## SUPPLIED RECORDS
________
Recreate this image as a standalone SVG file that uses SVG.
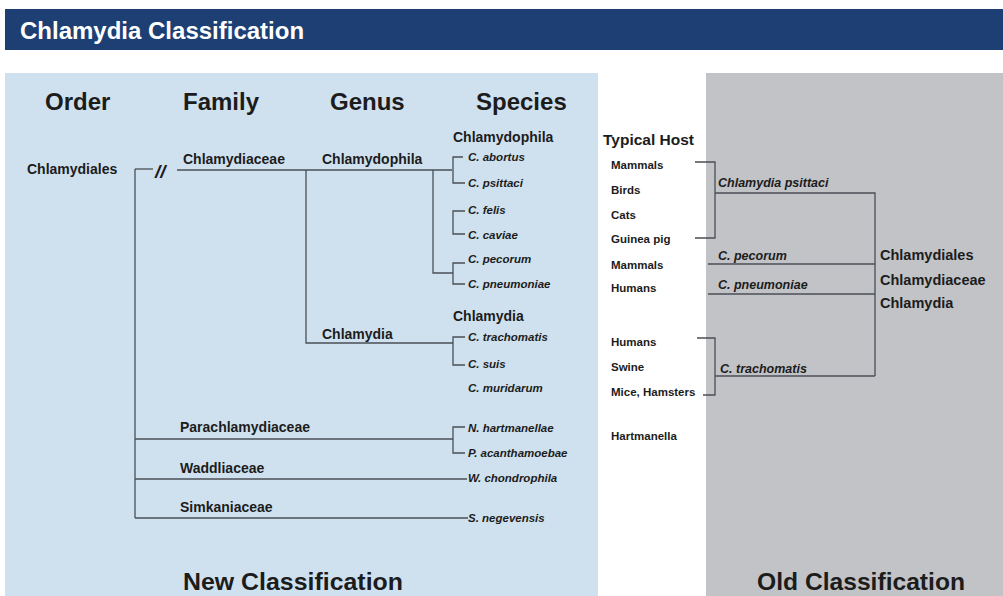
<svg xmlns="http://www.w3.org/2000/svg" width="1003" height="596" viewBox="0 0 1003 596">
<style>
text{font-family:"Liberation Sans",Arial,sans-serif;font-weight:bold;fill:#1c1c1c}
.title{fill:#fff;font-size:24px}
.hdr{font-size:24px}
.foot{font-size:24px}
.tax{font-size:14px}
.sp{font-size:11.5px;font-style:italic}
.host{font-size:11.5px}
.old{font-size:12.5px;font-style:italic}
.rt{font-size:14.5px}
.ln{fill:none;stroke:#4a4f56;stroke-width:1.3}
</style>
<rect x="0" y="0" width="1003" height="596" fill="#ffffff"/>
<rect x="5" y="9" width="998" height="41" fill="#1d3f73"/>
<text class="title" x="20" y="39">Chlamydia Classification</text>
<rect x="5" y="73" width="593" height="523" fill="#cfe1ee"/>
<rect x="706" y="73" width="297" height="523" fill="#c1c3c6"/>

<g id="headers">
<text class="hdr" x="45" y="110">Order</text>
<text class="hdr" x="183" y="110">Family</text>
<text class="hdr" x="330" y="110">Genus</text>
<text class="hdr" x="476" y="110">Species</text>
</g>

<g id="connectors">
<path class="ln" d="M135,169 H153"/>
<path class="ln" d="M177,170 H452"/>
<path class="ln" d="M135,169 V518"/>
<path class="ln" d="M135,439 H453"/>
<path class="ln" d="M135,479 H467"/>
<path class="ln" d="M135,518 H468"/>
<path class="ln" d="M306,170 V343 H453"/>
<path class="ln" d="M433,170 V273 H453"/>
<path class="ln" d="M463,157 H453 V183 H465"/>
<path class="ln" d="M465,211 H453 V234 H465"/>
<path class="ln" d="M465,263 H453 V284 H465"/>
<path class="ln" d="M465,337 H453 V365 H465"/>
<path class="ln" d="M465,427 H453 V453 H465"/>
<path class="ln" d="M695,162 H715 V238 H695"/>
<path class="ln" d="M715,193 H875 V376"/>
<path class="ln" d="M708,264 H875"/>
<path class="ln" d="M708,294 H875"/>
<path class="ln" d="M697,338 H715 V395 H703"/>
<path class="ln" d="M715,376 H875"/>
</g>

<g id="order"><text class="tax" x="27" y="174">Chlamydiales</text>
<text x="155" y="178" style="font-size:19px;font-style:italic">//</text></g>

<g id="family-chlamydiaceae"><text class="tax" x="183" y="164">Chlamydiaceae</text></g>
<g id="family-parachlamydiaceae"><text class="tax" x="180" y="432">Parachlamydiaceae</text></g>
<g id="family-waddliaceae"><text class="tax" x="180" y="473">Waddliaceae</text></g>
<g id="family-simkaniaceae"><text class="tax" x="180" y="512">Simkaniaceae</text></g>

<g id="genus-chlamydophila"><text class="tax" x="322" y="164">Chlamydophila</text></g>
<g id="genus-chlamydia"><text class="tax" x="322" y="339">Chlamydia</text></g>

<g id="species-chlamydophila">
<text class="tax" x="453" y="142">Chlamydophila</text>
<text class="sp" x="468" y="161">C. abortus</text>
<text class="sp" x="468" y="187">C. psittaci</text>
<text class="sp" x="468" y="214">C. felis</text>
<text class="sp" x="468" y="239">C. caviae</text>
<text class="sp" x="468" y="263">C. pecorum</text>
<text class="sp" x="468" y="288">C. pneumoniae</text>
</g>
<g id="species-chlamydia">
<text class="tax" x="453" y="321">Chlamydia</text>
<text class="sp" x="468" y="341">C. trachomatis</text>
<text class="sp" x="468" y="368">C. suis</text>
<text class="sp" x="468" y="392">C. muridarum</text>
</g>
<g id="species-other">
<text class="sp" x="468" y="432">N. hartmanellae</text>
<text class="sp" x="468" y="457">P. acanthamoebae</text>
<text class="sp" x="468" y="482">W. chondrophila</text>
<text class="sp" x="468" y="522">S. negevensis</text>
</g>

<g id="hosts">
<text x="603" y="145" style="font-size:15.5px">Typical Host</text>
<text class="host" x="611" y="169">Mammals</text>
<text class="host" x="611" y="194">Birds</text>
<text class="host" x="611" y="219">Cats</text>
<text class="host" x="611" y="243">Guinea pig</text>
<text class="host" x="611" y="269">Mammals</text>
<text class="host" x="611" y="292">Humans</text>
<text class="host" x="611" y="346">Humans</text>
<text class="host" x="611" y="371">Swine</text>
<text class="host" x="611" y="396">Mice, Hamsters</text>
<text class="host" x="611" y="440">Hartmanella</text>
</g>

<g id="old-species">
<text class="old" x="718" y="187">Chlamydia psittaci</text>
<text class="old" x="718" y="260">C. pecorum</text>
<text class="old" x="718" y="289">C. pneumoniae</text>
<text class="old" x="720" y="373">C. trachomatis</text>
</g>
<g id="old-taxon">
<text class="rt" x="880" y="260">Chlamydiales</text>
<text class="rt" x="880" y="285">Chlamydiaceae</text>
<text class="rt" x="880" y="308">Chlamydia</text>
</g>

<g id="footers">
<text class="foot" x="293" y="590" text-anchor="middle" textLength="220" lengthAdjust="spacingAndGlyphs">New Classification</text>
<text class="foot" x="861" y="590" text-anchor="middle" textLength="208" lengthAdjust="spacingAndGlyphs">Old Classification</text>
</g>
</svg>
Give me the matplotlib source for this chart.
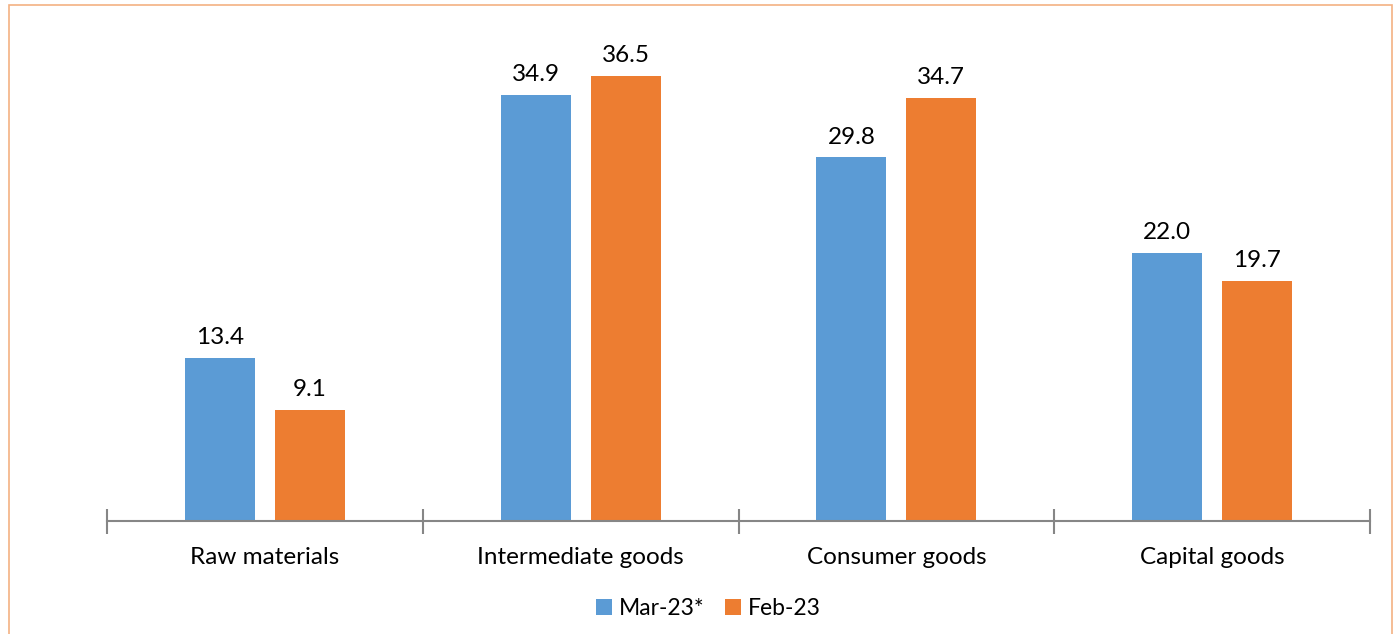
import matplotlib
matplotlib.use("Agg")
import matplotlib.pyplot as plt
import numpy as np
from matplotlib.patches import Rectangle

categories = ["Raw materials", "Intermediate goods", "Consumer goods", "Capital goods"]
series_names = ["Mar-23*", "Feb-23"]
mar23 = [13.4, 34.9, 29.8, 22.0]
feb23 = [9.1, 36.5, 34.7, 19.7]

BLUE = "#5B9BD5"
ORANGE = "#ED7D31"
AXIS_GRAY = "#868686"

plt.rcParams['font.family'] = ['Lato', 'DejaVu Sans']

fig = plt.figure(figsize=(13.96, 6.34), dpi=100)
fig.patch.set_facecolor("white")

# outer orange frame
fig.patches.append(Rectangle((9/1396, -0.01), (1392-9)/1396, (634-5)/634 + 0.01,
                             transform=fig.transFigure, fill=False,
                             edgecolor="#F4B183", linewidth=1.2))

ax = fig.add_axes([107/1396, (634-521)/634, (1370-107)/1396, (521-33)/634])
x = np.arange(len(categories))
w = 0.222
off = 0.1425
b1 = ax.bar(x - off, mar23, w, color=BLUE, label=series_names[0])
b2 = ax.bar(x + off, feb23, w, color=ORANGE, label=series_names[1])

for bars, vals in ((b1, mar23), (b2, feb23)):
    for r, v in zip(bars, vals):
        ax.annotate(f"{v:.1f}", (r.get_x() + r.get_width()/2, v),
                    xytext=(0, 7), textcoords="offset points",
                    ha="center", va="bottom", fontsize=17.5, color="black")

ax.set_xlim(-0.5, 3.5)
ax.set_ylim(0, 40)
for s in ("top", "right", "left"):
    ax.spines[s].set_visible(False)
ax.spines["bottom"].set_color(AXIS_GRAY)
ax.spines["bottom"].set_linewidth(1.5)
ax.set_yticks([])
ax.set_xticks(np.arange(-0.5, 3.6, 1.0))
ax.set_xticklabels([])
ax.tick_params(axis="x", which="major", direction="inout", length=18,
               width=1.5, color=AXIS_GRAY)
ax.set_xticks(x, minor=True)
ax.set_xticklabels(categories, minor=True, fontsize=17.5)
ax.tick_params(axis="x", which="minor", length=0, pad=19)

ax.legend(loc="upper center", bbox_to_anchor=(0.476, -0.115), ncol=2, frameon=False,
          fontsize=16.5, handlelength=0.7, handleheight=0.7, handletextpad=0.3,
          columnspacing=0.9)

fig.savefig("out.png", dpi=100, facecolor="white")
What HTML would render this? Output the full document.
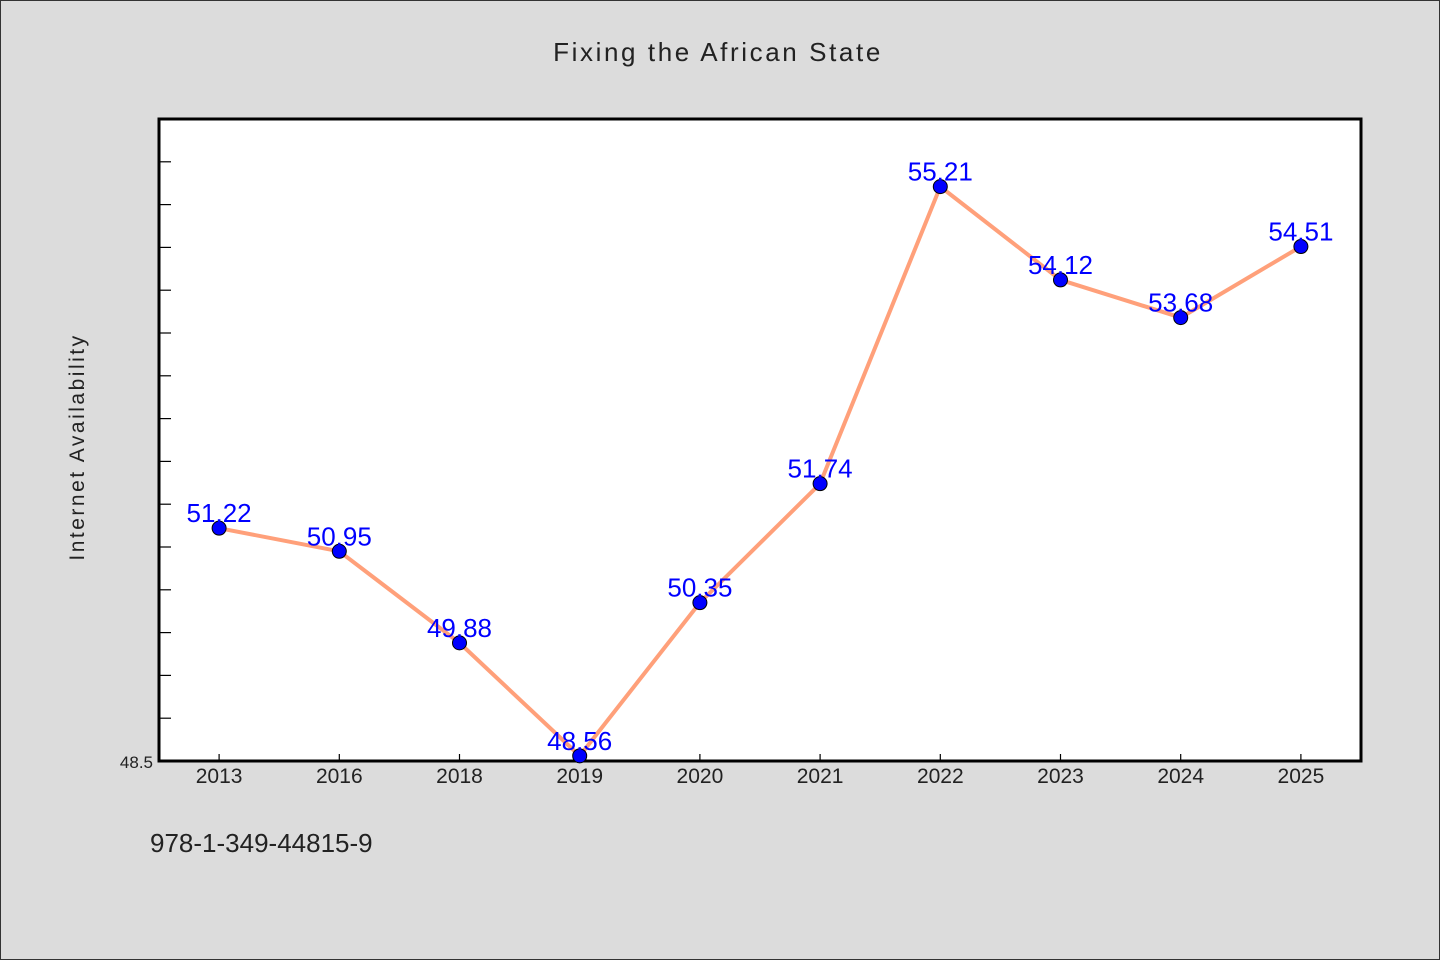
________
## SET EXERCISE
Omit every picture, then repeat the remaining data exactly as it appears above.

## COMPLETED EXERCISE
Recreate this image as a standalone SVG file that uses SVG.
<svg xmlns="http://www.w3.org/2000/svg" width="1003" height="596" viewBox="0 0 1003 596">
<style>
text{font-family:"Liberation Sans",Arial,sans-serif;font-weight:bold;fill:#1c1c1c}
.title{fill:#fff;font-size:24px}
.hdr{font-size:24px}
.foot{font-size:24px}
.tax{font-size:14px}
.sp{font-size:11.5px;font-style:italic}
.host{font-size:11.5px}
.old{font-size:12.5px;font-style:italic}
.rt{font-size:14.5px}
.ln{fill:none;stroke:#4a4f56;stroke-width:1.3}
</style>
<rect x="0" y="0" width="1003" height="596" fill="#ffffff"/>
<rect x="5" y="9" width="998" height="41" fill="#1d3f73"/>
<text class="title" x="20" y="39">Chlamydia Classification</text>
<rect x="5" y="73" width="593" height="523" fill="#cfe1ee"/>
<rect x="706" y="73" width="297" height="523" fill="#c1c3c6"/>

<g id="headers">
<text class="hdr" x="45" y="110">Order</text>
<text class="hdr" x="183" y="110">Family</text>
<text class="hdr" x="330" y="110">Genus</text>
<text class="hdr" x="476" y="110">Species</text>
</g>

<g id="connectors">
<path class="ln" d="M135,169 H153"/>
<path class="ln" d="M177,170 H452"/>
<path class="ln" d="M135,169 V518"/>
<path class="ln" d="M135,439 H453"/>
<path class="ln" d="M135,479 H467"/>
<path class="ln" d="M135,518 H468"/>
<path class="ln" d="M306,170 V343 H453"/>
<path class="ln" d="M433,170 V273 H453"/>
<path class="ln" d="M463,157 H453 V183 H465"/>
<path class="ln" d="M465,211 H453 V234 H465"/>
<path class="ln" d="M465,263 H453 V284 H465"/>
<path class="ln" d="M465,337 H453 V365 H465"/>
<path class="ln" d="M465,427 H453 V453 H465"/>
<path class="ln" d="M695,162 H715 V238 H695"/>
<path class="ln" d="M715,193 H875 V376"/>
<path class="ln" d="M708,264 H875"/>
<path class="ln" d="M708,294 H875"/>
<path class="ln" d="M697,338 H715 V395 H703"/>
<path class="ln" d="M715,376 H875"/>
</g>

<g id="order"><text class="tax" x="27" y="174">Chlamydiales</text>
<text x="155" y="178" style="font-size:19px;font-style:italic">//</text></g>

<g id="family-chlamydiaceae"><text class="tax" x="183" y="164">Chlamydiaceae</text></g>
<g id="family-parachlamydiaceae"><text class="tax" x="180" y="432">Parachlamydiaceae</text></g>
<g id="family-waddliaceae"><text class="tax" x="180" y="473">Waddliaceae</text></g>
<g id="family-simkaniaceae"><text class="tax" x="180" y="512">Simkaniaceae</text></g>

<g id="genus-chlamydophila"><text class="tax" x="322" y="164">Chlamydophila</text></g>
<g id="genus-chlamydia"><text class="tax" x="322" y="339">Chlamydia</text></g>

<g id="species-chlamydophila">
<text class="tax" x="453" y="142">Chlamydophila</text>
<text class="sp" x="468" y="161">C. abortus</text>
<text class="sp" x="468" y="187">C. psittaci</text>
<text class="sp" x="468" y="214">C. felis</text>
<text class="sp" x="468" y="239">C. caviae</text>
<text class="sp" x="468" y="263">C. pecorum</text>
<text class="sp" x="468" y="288">C. pneumoniae</text>
</g>
<g id="species-chlamydia">
<text class="tax" x="453" y="321">Chlamydia</text>
<text class="sp" x="468" y="341">C. trachomatis</text>
<text class="sp" x="468" y="368">C. suis</text>
<text class="sp" x="468" y="392">C. muridarum</text>
</g>
<g id="species-other">
<text class="sp" x="468" y="432">N. hartmanellae</text>
<text class="sp" x="468" y="457">P. acanthamoebae</text>
<text class="sp" x="468" y="482">W. chondrophila</text>
<text class="sp" x="468" y="522">S. negevensis</text>
</g>

<g id="hosts">
<text x="603" y="145" style="font-size:15.5px">Typical Host</text>
<text class="host" x="611" y="169">Mammals</text>
<text class="host" x="611" y="194">Birds</text>
<text class="host" x="611" y="219">Cats</text>
<text class="host" x="611" y="243">Guinea pig</text>
<text class="host" x="611" y="269">Mammals</text>
<text class="host" x="611" y="292">Humans</text>
<text class="host" x="611" y="346">Humans</text>
<text class="host" x="611" y="371">Swine</text>
<text class="host" x="611" y="396">Mice, Hamsters</text>
<text class="host" x="611" y="440">Hartmanella</text>
</g>

<g id="old-species">
<text class="old" x="718" y="187">Chlamydia psittaci</text>
<text class="old" x="718" y="260">C. pecorum</text>
<text class="old" x="718" y="289">C. pneumoniae</text>
<text class="old" x="720" y="373">C. trachomatis</text>
</g>
<g id="old-taxon">
<text class="rt" x="880" y="260">Chlamydiales</text>
<text class="rt" x="880" y="285">Chlamydiaceae</text>
<text class="rt" x="880" y="308">Chlamydia</text>
</g>

<g id="footers">
<text class="foot" x="293" y="590" text-anchor="middle" textLength="220" lengthAdjust="spacingAndGlyphs">New Classification</text>
<text class="foot" x="861" y="590" text-anchor="middle" textLength="208" lengthAdjust="spacingAndGlyphs">Old Classification</text>
</g>
</svg>
Give me the matplotlib source for this chart.
import matplotlib
matplotlib.use("Agg")
import matplotlib.pyplot as plt
import numpy as np
from matplotlib.patches import Rectangle

categories = ["Raw materials", "Intermediate goods", "Consumer goods", "Capital goods"]
series_names = ["Mar-23*", "Feb-23"]
mar23 = [13.4, 34.9, 29.8, 22.0]
feb23 = [9.1, 36.5, 34.7, 19.7]

BLUE = "#5B9BD5"
ORANGE = "#ED7D31"
AXIS_GRAY = "#868686"

plt.rcParams['font.family'] = ['Lato', 'DejaVu Sans']

fig = plt.figure(figsize=(13.96, 6.34), dpi=100)
fig.patch.set_facecolor("white")

# outer orange frame
fig.patches.append(Rectangle((9/1396, -0.01), (1392-9)/1396, (634-5)/634 + 0.01,
                             transform=fig.transFigure, fill=False,
                             edgecolor="#F4B183", linewidth=1.2))

ax = fig.add_axes([107/1396, (634-521)/634, (1370-107)/1396, (521-33)/634])
x = np.arange(len(categories))
w = 0.222
off = 0.1425
b1 = ax.bar(x - off, mar23, w, color=BLUE, label=series_names[0])
b2 = ax.bar(x + off, feb23, w, color=ORANGE, label=series_names[1])

for bars, vals in ((b1, mar23), (b2, feb23)):
    for r, v in zip(bars, vals):
        ax.annotate(f"{v:.1f}", (r.get_x() + r.get_width()/2, v),
                    xytext=(0, 7), textcoords="offset points",
                    ha="center", va="bottom", fontsize=17.5, color="black")

ax.set_xlim(-0.5, 3.5)
ax.set_ylim(0, 40)
for s in ("top", "right", "left"):
    ax.spines[s].set_visible(False)
ax.spines["bottom"].set_color(AXIS_GRAY)
ax.spines["bottom"].set_linewidth(1.5)
ax.set_yticks([])
ax.set_xticks(np.arange(-0.5, 3.6, 1.0))
ax.set_xticklabels([])
ax.tick_params(axis="x", which="major", direction="inout", length=18,
               width=1.5, color=AXIS_GRAY)
ax.set_xticks(x, minor=True)
ax.set_xticklabels(categories, minor=True, fontsize=17.5)
ax.tick_params(axis="x", which="minor", length=0, pad=19)

ax.legend(loc="upper center", bbox_to_anchor=(0.476, -0.115), ncol=2, frameon=False,
          fontsize=16.5, handlelength=0.7, handleheight=0.7, handletextpad=0.3,
          columnspacing=0.9)

fig.savefig("out.png", dpi=100, facecolor="white")
What HTML would render this? Output the full document.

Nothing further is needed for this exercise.